Guest post: Regrettable instances

Originally a comment by Bjarte Foshaug on From kulaks to Mariupol.

Ukrainian peasants, deprived of food, ate rats, frogs, and boiled grass. They gnawed on tree bark and leather. Many resorted to cannibalism to stay alive. Some 4 million died of starvation. […] Soviet propaganda had repeatedly told them that supposedly wealthy peasants, whom they called kulaks, were saboteurs and enemies—rich, stubborn landowners who were preventing the Soviet proletariat from achieving the utopia that its leaders had promised.

According to Jung Chang the same was true in China during the so called Great Leap Forward. There were villages where there was no bark left on the trees because the starving peasants had nothing else to eat after everything else had been taken from them and sold abroad in order to finance the nuclear weapons program. This very deliberate and cynical policy was justified by re-labeling the victims as “land owners” (and hence part of the oppressor class). Meanwhile fat Chairman Mao was portrayed as the true voice of the workers, the peasants, the poor, the oppressed while living like an emperor.

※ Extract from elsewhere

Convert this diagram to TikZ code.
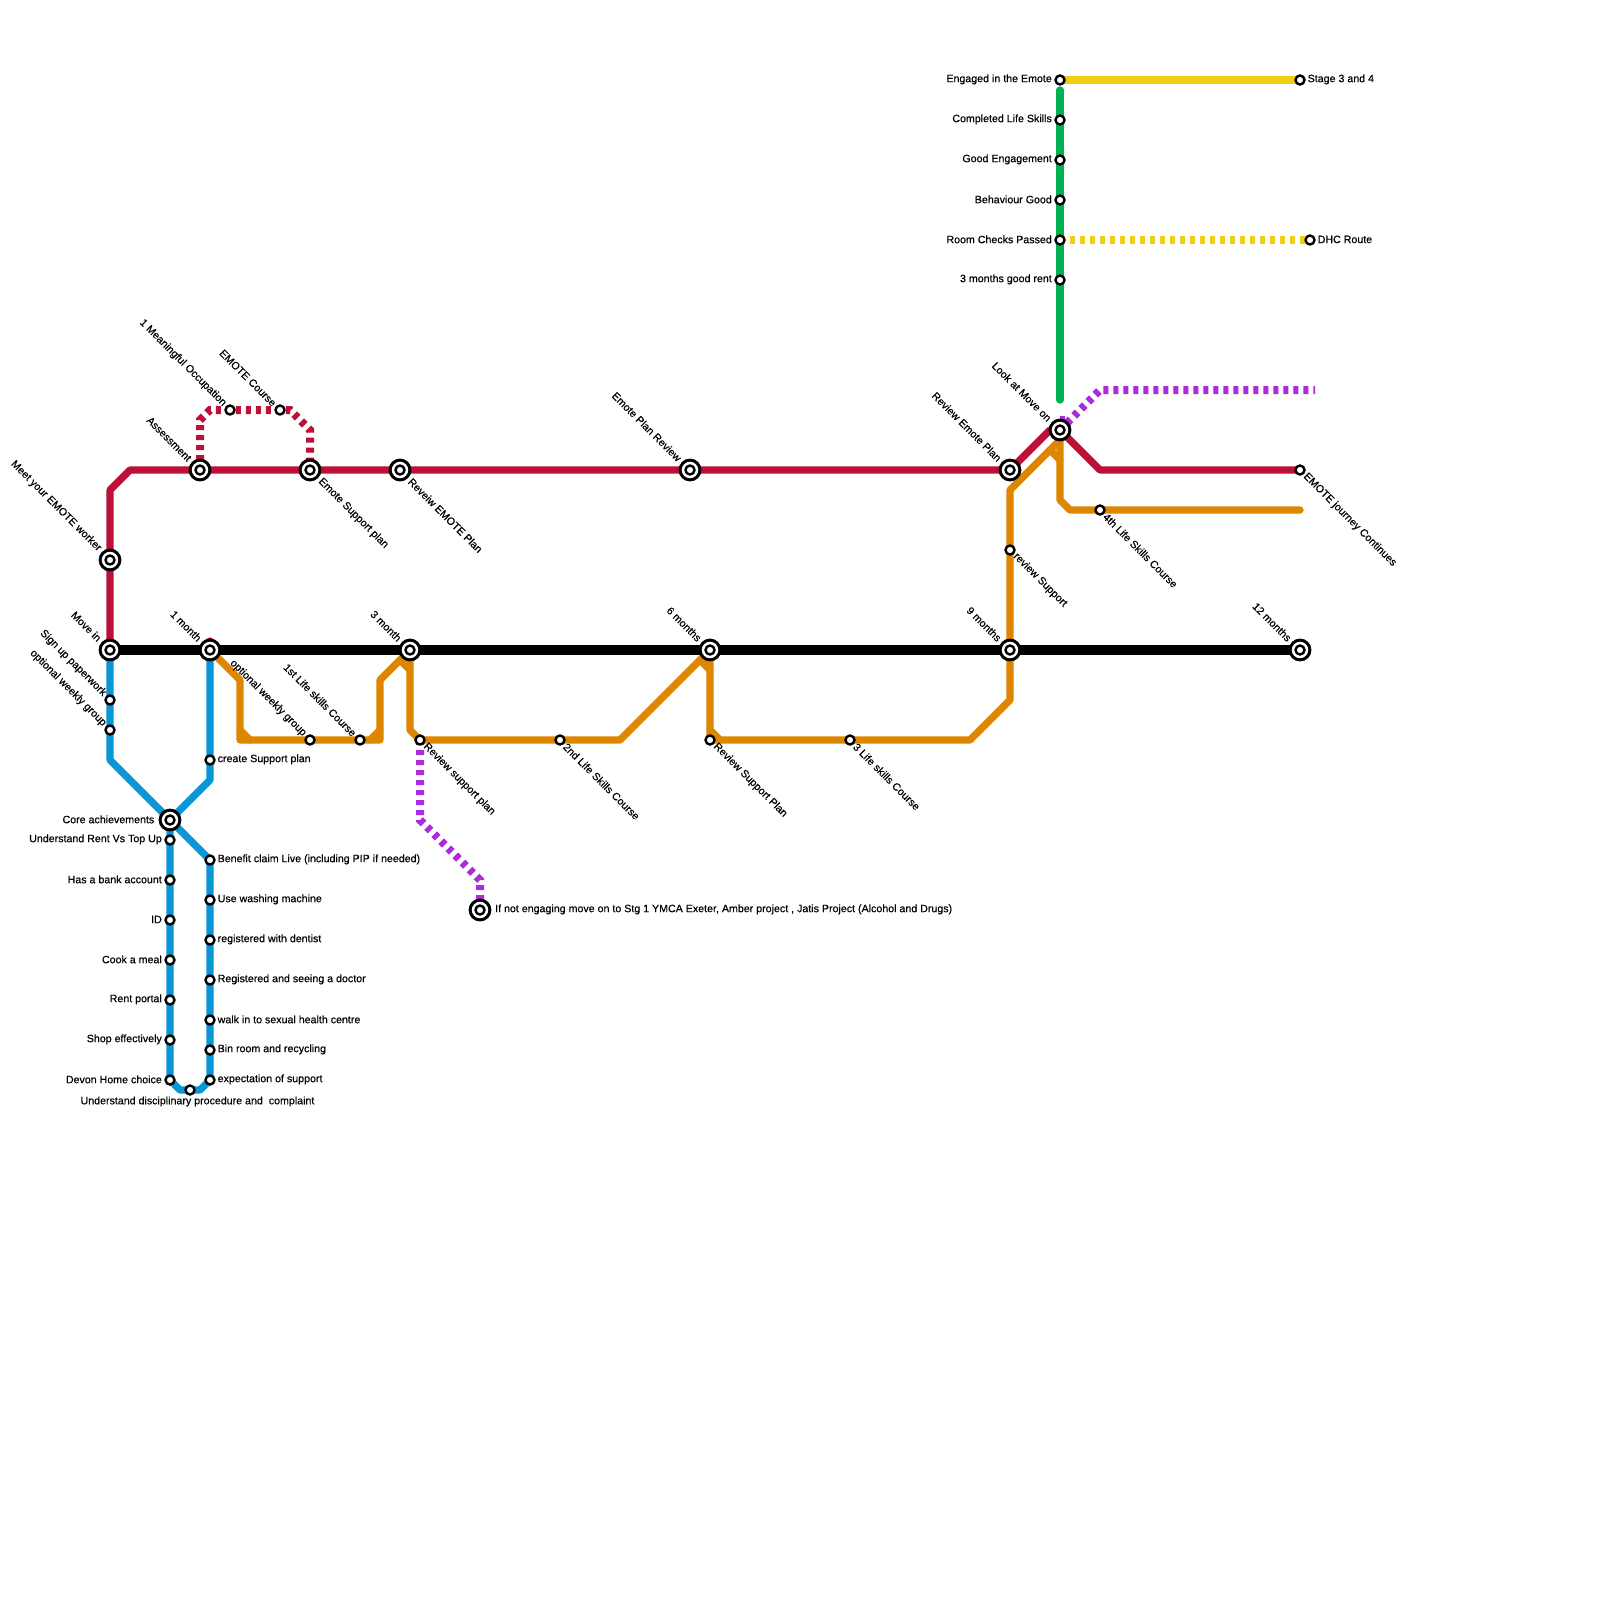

Even after most leftists in the west had realized that Stalin was a monster, many continued to see Mao as this selfless idealist and explain away things like the Great Leap Forward or the Cultural Revolution as idealistic projects gone wrong (despite the Chairman’s good intentions) or entirely the fault of self-serving underlings. Indeed I can’t remember ever meeting a self-professed Stalinist, but I have personally known several Maoists in my lifetime.

When I lived in Germany (from about 1995 until 1999-ish), the weekly papers published detailed descriptions of atrocities committed by the Wehrmacht in WWII on that particular day that the Sunday paper was published. Week after week, month after month, year after year. Not only were the Germans reminding themselves, everyone else was, too: I would go to Italy, and see the same thing (“This week in Nazi Atrocities”) printed in Italian newspapers. Germany and Germans have been paying penance for their sins for decades, and very publicly at that.

That’s very much my experience as well. As someone who studied German, speaks the language (or at least used to…), and even lived in Leipzig for a short while, I have been to lots of German museums that deal with the Nazi era, the Second World War, the Holocaust etc., and in my experience the main focus is always on how monstrously evil the German regime was and the unspeakable atrocities of the Nazis. The one jarring note when I visited Japan back in 2016 was going to the Edo Tokyo Museum (a fantastic museum in every other way – including the building itself!) and noticing the glaring contrast. As I remember, all the horrible war crimes of the Japanese regime were compressed into a couple of vague references to “regrettable instances” (or something along those lines) while the focus otherwise was almost entirely on the (admittedly real and very traumatic!) suffering of the Japanese people. Shortly before I went Emperor Akihito had caused a bit of a stir by expressing (from memory) “deep remorse” for the atrocities of the Japanese army while then prime minister Abe was criticized for doing the politician thing, talking about “looking forward” and not dwelling on the past etc.